Figure 2: Event analysis (“chunking”)

An irregular space-time diagram can be resolved into a series of named chunks as follows [1, 2]:
1. Construct the trammel. Ideally, it is constructed for maximum differentiation in the transcription. (Logarithmically constructed trammels result in conventional legibility.) There are ways to define "maximum differentiation" so that optimal trammels can be calculated by the software, on the basis of an analysis of the space-time diagram. Users should, as always, be given the chance to override such suggestions.

2. Label each impulse (event) with the symbol corresponding to its length in space (in this case the distance to the next event). Beaming (higher level chunking) has been used to further increase legibility in this example.
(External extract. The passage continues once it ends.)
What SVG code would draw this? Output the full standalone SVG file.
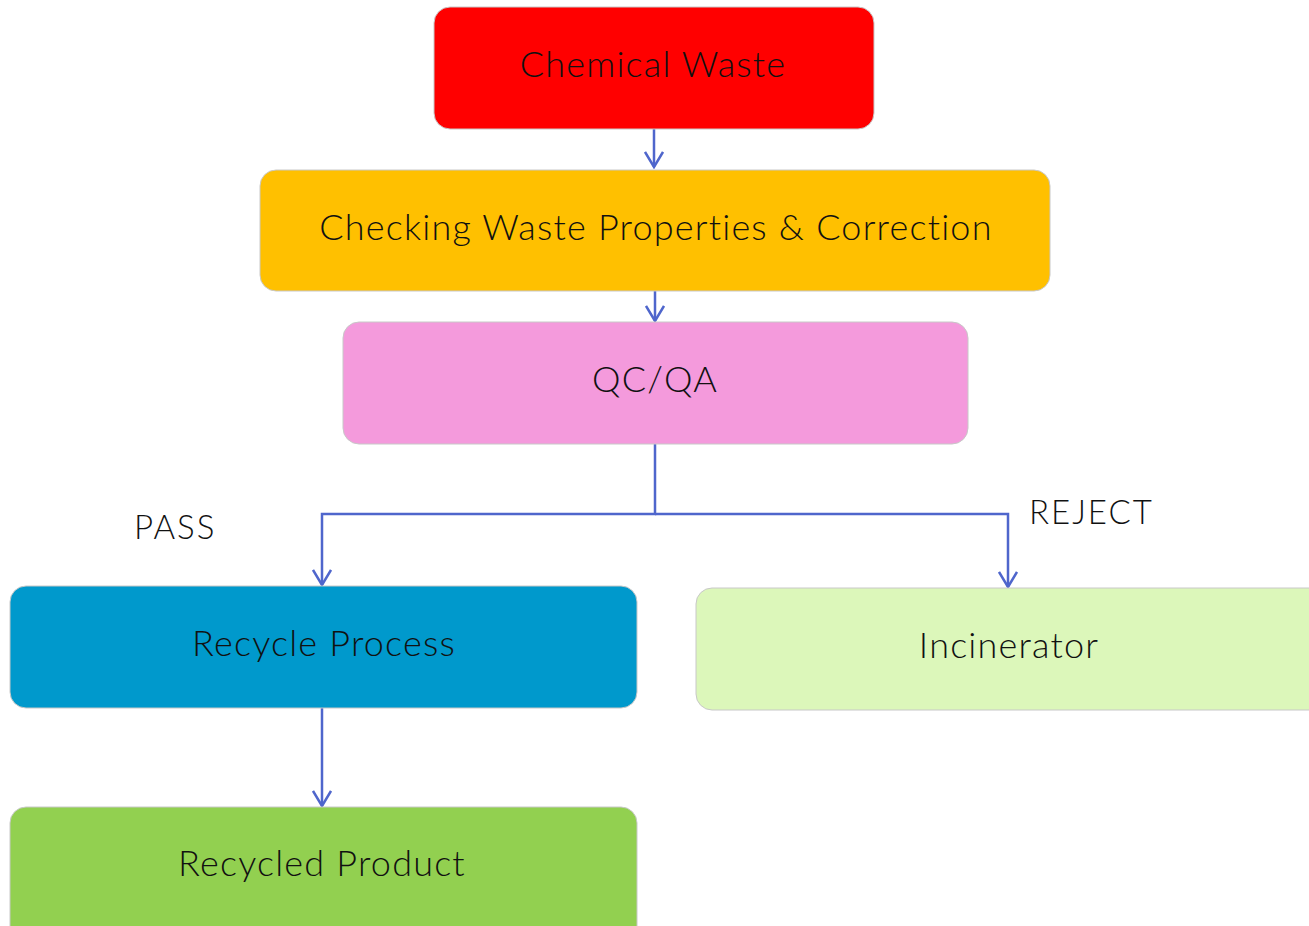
<svg xmlns="http://www.w3.org/2000/svg" width="1309" height="926" viewBox="0 0 1309 926">
  <style>
    .box { stroke: #c8c8c8; stroke-width: 1; }
    .lbl { font-family: "Lato", "Liberation Sans", sans-serif; font-weight: 300; font-size: 36px; letter-spacing: 1.2px; fill: #111; text-anchor: middle; }
    .tag { font-family: "Lato", "Liberation Sans", sans-serif; font-weight: 300; font-size: 33px; letter-spacing: 2px; fill: #111; }
    .wire { fill: none; stroke: #4f66cc; stroke-width: 2.5; }
  </style>
  <defs>
    <marker id="arrow" viewBox="0 0 20 20" refX="18" refY="10" markerWidth="20" markerHeight="20" markerUnits="userSpaceOnUse" orient="auto">
      <path d="M3,1 L18,10 L3,19" fill="none" stroke="#4f66cc" stroke-width="2.5"/>
    </marker>
  </defs>
  <rect width="1309" height="926" fill="#ffffff"/>

  <g id="connectors">
    <path class="wire" d="M654,129 V167" marker-end="url(#arrow)"/>
    <path class="wire" d="M655,291 V321" marker-end="url(#arrow)"/>
    <path class="wire" d="M655,444 V514 H322 V585" marker-end="url(#arrow)"/>
    <path class="wire" d="M655,514 H1008 V587" marker-end="url(#arrow)"/>
    <path class="wire" d="M322,708 V806" marker-end="url(#arrow)"/>
  </g>

  <g id="chemical-waste">
    <rect class="box" x="434" y="7" width="440" height="122" rx="16" fill="#ff0000"/>
    <text class="lbl" x="653" y="77">Chemical Waste</text>
  </g>
  <g id="checking">
    <rect class="box" x="260" y="170" width="790" height="121" rx="16" fill="#ffc000"/>
    <text class="lbl" x="656" y="240">Checking Waste Properties &amp; Correction</text>
  </g>
  <g id="qcqa">
    <rect class="box" x="343" y="322" width="625" height="122" rx="16" fill="#f49adc"/>
    <text class="lbl" x="655" y="392">QC/QA</text>
  </g>
  <g id="recycle-process">
    <rect class="box" x="10" y="586" width="627" height="122" rx="16" fill="#0099cc"/>
    <text class="lbl" x="324" y="656">Recycle Process</text>
  </g>
  <g id="incinerator">
    <rect class="box" x="696" y="588" width="630" height="122" rx="16" fill="#dcf7ba"/>
    <text class="lbl" x="1009" y="658">Incinerator</text>
  </g>
  <g id="recycled-product">
    <rect class="box" x="10" y="807" width="627" height="140" rx="16" fill="#92d050"/>
    <text class="lbl" x="322" y="876">Recycled Product</text>
  </g>

  <g id="labels">
    <text class="tag" x="134" y="539">PASS</text>
    <text class="tag" x="1029" y="524">REJECT</text>
  </g>
</svg>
3. The dynamic envelope curve and other time related information (e.g. duration in seconds, pitch, patch etc.) can be stored in a separate data object associated with (named by) each symbol, so the symbols themselves can subsequently be spaced for maximum legibility, independently of that information (as in standard notation). The data associated with each symbol is editable in the window which opens when the user issues an edit command for that symbol.

Remarks (November 2001)

1: chunking and quantum concepts are related somehow (needs thinking about).
2: Metronomic tempi (e.g. crotchet = 72) and frequencies are imperceptible in the same way. Absolute time is only related to mechanics not chunked memory.